I need to find an upper limit for the runtime of $f(n)$.
f(n):
{
g(n,1)
}
g(n,k):
{
if n<=0 return;
for(i=1; i<=n; i++)
{
print "I love data structures!";
k++;
g(n-1, k);
}
return;
}
I tried to think of it this way:
for(i=1; i<=n; i++) $\rightarrow (n+1)c_2$
g(n-1, k) $\rightarrow ng(n-1)$
$$f(n) = g(n,1) + c_f = c_1 + (n+1)c_2 + nc_3 + nc_4 + ng(n-1) + c_f$$
I am not sure about the recursion runtime analysis:
g(n-1,k) $\rightarrow ng(n-1)$
Thank you!
The recursion for $g$'s running time is $$T(n)=n(T(n-1)+1)$$ where $1$ is the (constant) work done from the print statement and incrementing $k$. $g(n-1,k)$ and the constant work are called $n$ times from the for loop. The recursion stops at $g(0,k)$ which has running time $T(0)=1$.
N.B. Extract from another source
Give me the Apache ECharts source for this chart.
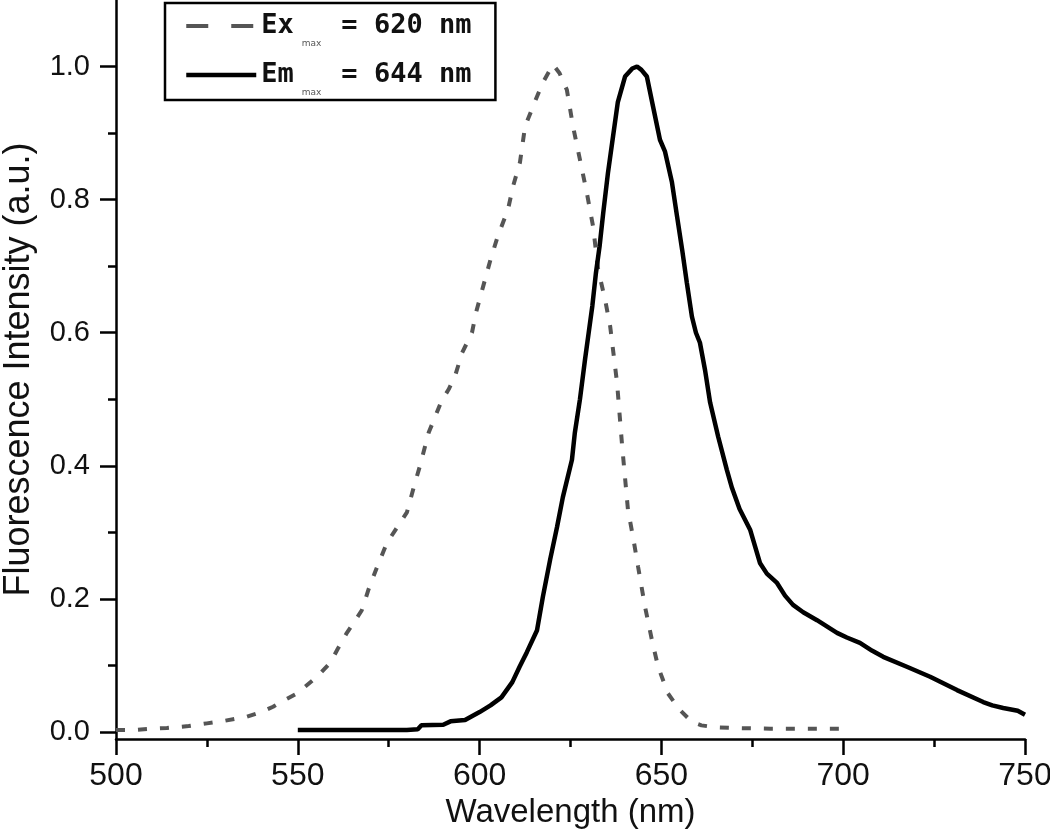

Solving this recursion on Mathematica (I suspect doing it by hand would involve induction or inspection) gave the result: $$T(n)=\Gamma(n+1)+en\Gamma(n,1)$$ The complexity of this is $$T(n)=O(\Gamma(n+1)+en\Gamma(n,1))$$ $$T(n)=O(n\Gamma(n,1))$$ Since $n$ is an integer, then we can reduce this to $$T(n)=O(n!)$$